The preparation of the consolidated financial statements in conformity with accounting principles generally accepted in the United States of America requires management to make estimates and assumptions about future events.  These estimates and the underlying assumptions affect the amounts of assets and liabilities reported, disclosures about contingent assets and liabilities, and reported amounts of revenues and expenses.  Such estimates include the valuation of receivable balances, property, plant and equipment, deferred tax assets, share based compensation expense and the assessment of contingencies, among others.  These estimates and assumptions are based on the Company’s best estimates and judgment.  The Company evaluates its estimates and assumptions on an ongoing basis using historical experience and other factors, including the current economic environment, which the Company believes to be reasonable under the circumstances.  The Company adjusts such estimates and assumptions when facts and circumstances dictate.  As future events and their effects cannot be determined with precision, actual results could differ significantly from these estimates.  Changes in those estimates will be reflected in the consolidated financial statements in future periods.
New Accounting Pronouncements
New Accounting Pronouncements

In April 2014, the Financial Accounting Standards Board ("FASB") issued Accounting Standards Update ("ASU") 2014- 08, "Reporting Discontinued Operations and Disclosures of Disposals of Components of an Entity" to change the criteria for reporting discontinued operations. Under the new guidance, only disposals of components of an entity that represent strategic shifts that have, or will have, a major effect on an entity’s operations should be reported as discontinued operations in the financial statements. Additionally, the new guidance removes the condition that an entity may not have any significant continuing involvement in the operations of the component after the disposal transaction. The new guidance requires expanded disclosures for discontinued operations, as well as disclosures about the financial effects of significant disposals that do not qualify for discontinued operations. The Company early adopted the guidance as of January 1, 2014 and has applied the guidance in ASU 2014-08 to the accounting for the sale of Heritage Labs and Hooper Holmes Services to CRL and presentation of discontinued operations.
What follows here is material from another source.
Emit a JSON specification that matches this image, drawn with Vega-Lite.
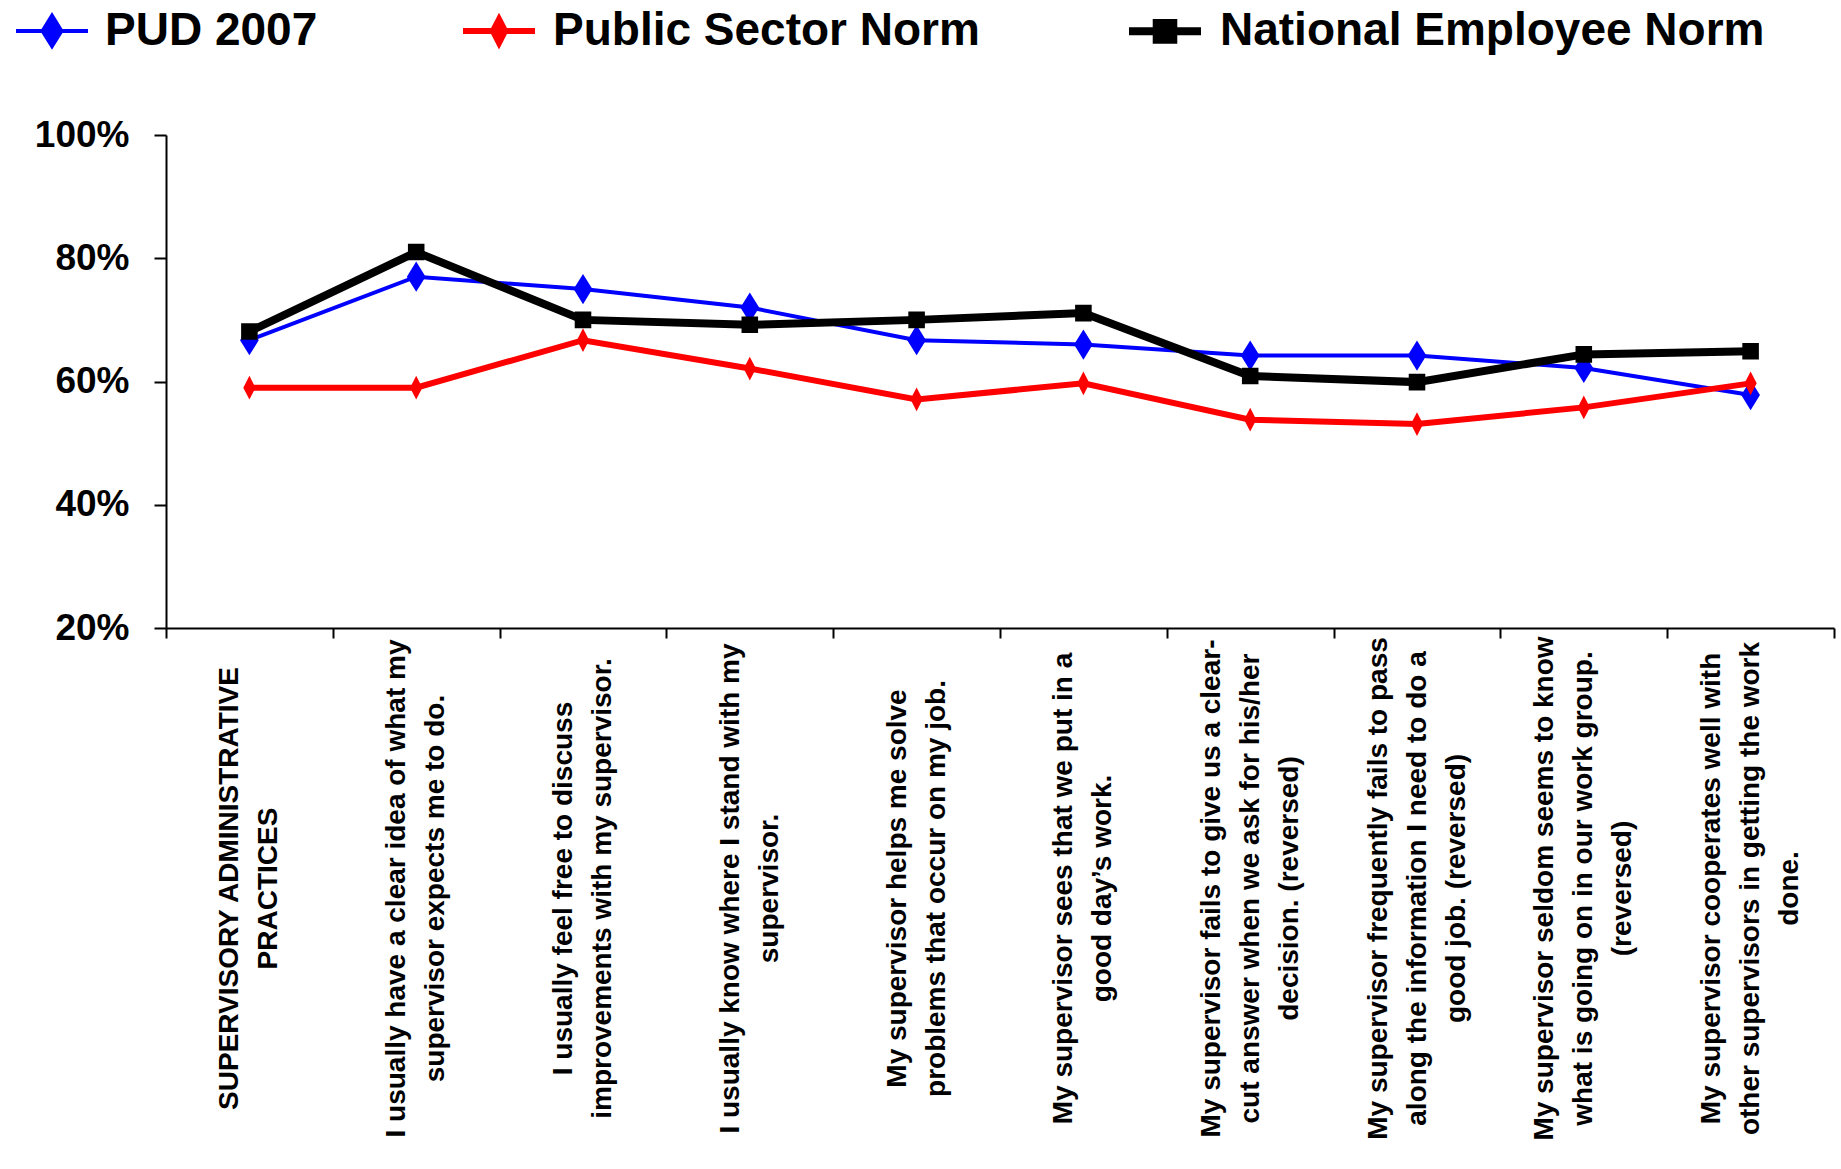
{
  "$schema": "https://vega.github.io/schema/vega-lite/v6.json",
  "autosize": "none",
  "width": 1668,
  "height": 493,
  "padding": {"left": 166, "top": 135, "right": 7, "bottom": 541},
  "background": "white",
  "config": {
    "view": {"stroke": null},
    "font": "Liberation Sans"
  },
  "data": {
    "values": [
      {"item": "SUPERVISORY ADMINISTRATIVE|PRACTICES", "series": "PUD 2007", "value": 0.667},
      {"item": "I usually have a clear idea of what my|supervisor expects me to do.", "series": "PUD 2007", "value": 0.77},
      {"item": "I usually feel free to discuss|improvements with my supervisor.", "series": "PUD 2007", "value": 0.75},
      {"item": "I usually know where I stand with my|supervisor.", "series": "PUD 2007", "value": 0.72},
      {"item": "My supervisor helps me solve|problems that occur on my job.", "series": "PUD 2007", "value": 0.667},
      {"item": "My supervisor sees that we put in a|good day’s work.", "series": "PUD 2007", "value": 0.66},
      {"item": "My supervisor fails to give us a clear-|cut answer when we ask for his/her|decision. (reversed)", "series": "PUD 2007", "value": 0.642},
      {"item": "My supervisor frequently fails to pass|along the information I need to do a|good job. (reversed)", "series": "PUD 2007", "value": 0.642},
      {"item": "My supervisor seldom seems to know|what is going on in our work group.|(reversed)", "series": "PUD 2007", "value": 0.622},
      {"item": "My supervisor cooperates well with|other supervisors in getting the work|done.", "series": "PUD 2007", "value": 0.578},

      {"item": "SUPERVISORY ADMINISTRATIVE|PRACTICES", "series": "Public Sector Norm", "value": 0.59},
      {"item": "I usually have a clear idea of what my|supervisor expects me to do.", "series": "Public Sector Norm", "value": 0.59},
      {"item": "I usually feel free to discuss|improvements with my supervisor.", "series": "Public Sector Norm", "value": 0.667},
      {"item": "I usually know where I stand with my|supervisor.", "series": "Public Sector Norm", "value": 0.621},
      {"item": "My supervisor helps me solve|problems that occur on my job.", "series": "Public Sector Norm", "value": 0.571},
      {"item": "My supervisor sees that we put in a|good day’s work.", "series": "Public Sector Norm", "value": 0.597},
      {"item": "My supervisor fails to give us a clear-|cut answer when we ask for his/her|decision. (reversed)", "series": "Public Sector Norm", "value": 0.538},
      {"item": "My supervisor frequently fails to pass|along the information I need to do a|good job. (reversed)", "series": "Public Sector Norm", "value": 0.531},
      {"item": "My supervisor seldom seems to know|what is going on in our work group.|(reversed)", "series": "Public Sector Norm", "value": 0.558},
      {"item": "My supervisor cooperates well with|other supervisors in getting the work|done.", "series": "Public Sector Norm", "value": 0.597},

      {"item": "SUPERVISORY ADMINISTRATIVE|PRACTICES", "series": "National Employee Norm", "value": 0.681},
      {"item": "I usually have a clear idea of what my|supervisor expects me to do.", "series": "National Employee Norm", "value": 0.81},
      {"item": "I usually feel free to discuss|improvements with my supervisor.", "series": "National Employee Norm", "value": 0.70},
      {"item": "I usually know where I stand with my|supervisor.", "series": "National Employee Norm", "value": 0.692},
      {"item": "My supervisor helps me solve|problems that occur on my job.", "series": "National Employee Norm", "value": 0.70},
      {"item": "My supervisor sees that we put in a|good day’s work.", "series": "National Employee Norm", "value": 0.711},
      {"item": "My supervisor fails to give us a clear-|cut answer when we ask for his/her|decision. (reversed)", "series": "National Employee Norm", "value": 0.609},
      {"item": "My supervisor frequently fails to pass|along the information I need to do a|good job. (reversed)", "series": "National Employee Norm", "value": 0.599},
      {"item": "My supervisor seldom seems to know|what is going on in our work group.|(reversed)", "series": "National Employee Norm", "value": 0.644},
      {"item": "My supervisor cooperates well with|other supervisors in getting the work|done.", "series": "National Employee Norm", "value": 0.649}
    ]
  },
  "encoding": {
    "x": {
      "field": "item",
      "type": "nominal",
      "sort": null,
      "scale": {"type": "band", "paddingInner": 0, "paddingOuter": 0},
      "axis": {
        "title": null,
        "labelExpr": "split(datum.label, '|')",
        "labelAngle": -90,
        "labelAlign": "center",
        "labelBaseline": "middle",
        "labelPadding": 250,
        "labelOffset": {"condition": {"test": "length(split(datum.value, '|')) > 2", "value": -39}, "value": -19.5},
        "labelFont": "Liberation Sans",
        "labelFontSize": 28,
        "labelFontWeight": "bold",
        "labelLineHeight": 39,
        "labelColor": "black",
        "labelLimit": 0,
        "labelOverlap": false,
        "tickBand": "extent",
        "tickSize": 10,
        "tickWidth": 2,
        "tickColor": "black",
        "domainColor": "black",
        "domainWidth": 2,
        "grid": false
      }
    },
    "y": {
      "field": "value",
      "type": "quantitative",
      "scale": {"domain": [0.2, 1.0], "nice": false, "zero": false},
      "axis": {
        "title": null,
        "values": [0.2, 0.4, 0.6, 0.8, 1.0],
        "format": ".0%",
        "labelFont": "Liberation Sans",
        "labelFontSize": 37,
        "labelFontWeight": "bold",
        "labelColor": "black",
        "labelPadding": 25,
        "tickSize": 12,
        "tickWidth": 2,
        "tickColor": "black",
        "domainColor": "black",
        "domainWidth": 2,
        "grid": false
      }
    }
  },
  "layer": [
    {
      "mark": {"type": "line", "strokeJoin": "miter"},
      "encoding": {
        "color": {
          "field": "series",
          "type": "nominal",
          "sort": null,
          "scale": {"domain": ["PUD 2007", "Public Sector Norm", "National Employee Norm"], "range": ["#0000ff", "#ff0000", "#000000"]}
        },
        "strokeWidth": {
          "field": "series",
          "type": "nominal",
          "scale": {"domain": ["PUD 2007", "Public Sector Norm", "National Employee Norm"], "range": [4, 8, 7]},
          "legend": null
        }
      }
    },
    {
      "mark": {"type": "point", "filled": true, "opacity": 1, "strokeWidth": 0},
      "encoding": {
        "size": {"value": 5184},
        "color": {
          "field": "series",
          "type": "nominal",
          "sort": null,
          "scale": {"domain": ["PUD 2007", "Public Sector Norm", "National Employee Norm"], "range": ["#0000ff", "#ff0000", "#000000"]},
          "legend": {
            "title": null,
            "orient": "none",
            "legendX": -152,
            "legendY": -144,
            "direction": "horizontal",
            "symbolSize": 5184,
            "labelFont": "Liberation Sans",
            "labelFontSize": 46,
            "labelFontWeight": "bold",
            "labelColor": "black",
            "labelOffset": 15,
            "labelLimit": 0,
            "columnPadding": 133,
            "symbolOpacity": 1,
            "encode": {
              "symbols": {
                "update": {
                  "stroke": {"scale": "color", "field": "value"},
                  "strokeWidth": {"signal": "datum.value === 'PUD 2007' ? 4 : datum.value === 'Public Sector Norm' ? 8 : 7"}
                }
              }
            }
          }
        },
        "shape": {
          "field": "series",
          "type": "nominal",
          "scale": {
            "domain": ["PUD 2007", "Public Sector Norm", "National Employee Norm"],
            "range": [
              "M-1,0L1,0M0,-0.42L0.26,0L0,0.42L-0.26,0Z",
              "M-1,0L1,0M0,-0.33L0.17,0L0,0.33L-0.17,0Z",
              "M-1,0L1,0M-0.23,-0.23L0.23,-0.23L0.23,0.23L-0.23,0.23Z"
            ]
          },
          "legend": {
            "title": null,
            "orient": "none",
            "legendX": -152,
            "legendY": -144,
            "direction": "horizontal",
            "symbolSize": 5184,
            "labelFont": "Liberation Sans",
            "labelFontSize": 46,
            "labelFontWeight": "bold",
            "labelColor": "black",
            "labelOffset": 15,
            "labelLimit": 0,
            "columnPadding": 133,
            "symbolOpacity": 1
          }
        }
      }
    }
  ]
}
In May 2014, the FASB issued ASU 2014-09, "Revenue from Contracts with Customers", which requires an entity to recognize the amount of revenue to which it expects to be entitled for the transfer of promised goods or services to customers. ASU 2014-09 will replace most existing revenue recognition guidance in U.S. GAAP when it becomes effective. This new guidance is effective for the Company in the first quarter of 2017, with no early adoption permitted. The Company is currently evaluating the effect that ASU 2014-09 will have on the consolidated financial statements and related disclosures.
Impairment of Long-Lived Assets
Impairment of Long-lived Assets

The Company evaluates the recovery of its long-lived assets when events or changes in circumstances occur that indicate that the carrying value of assets may not be recoverable.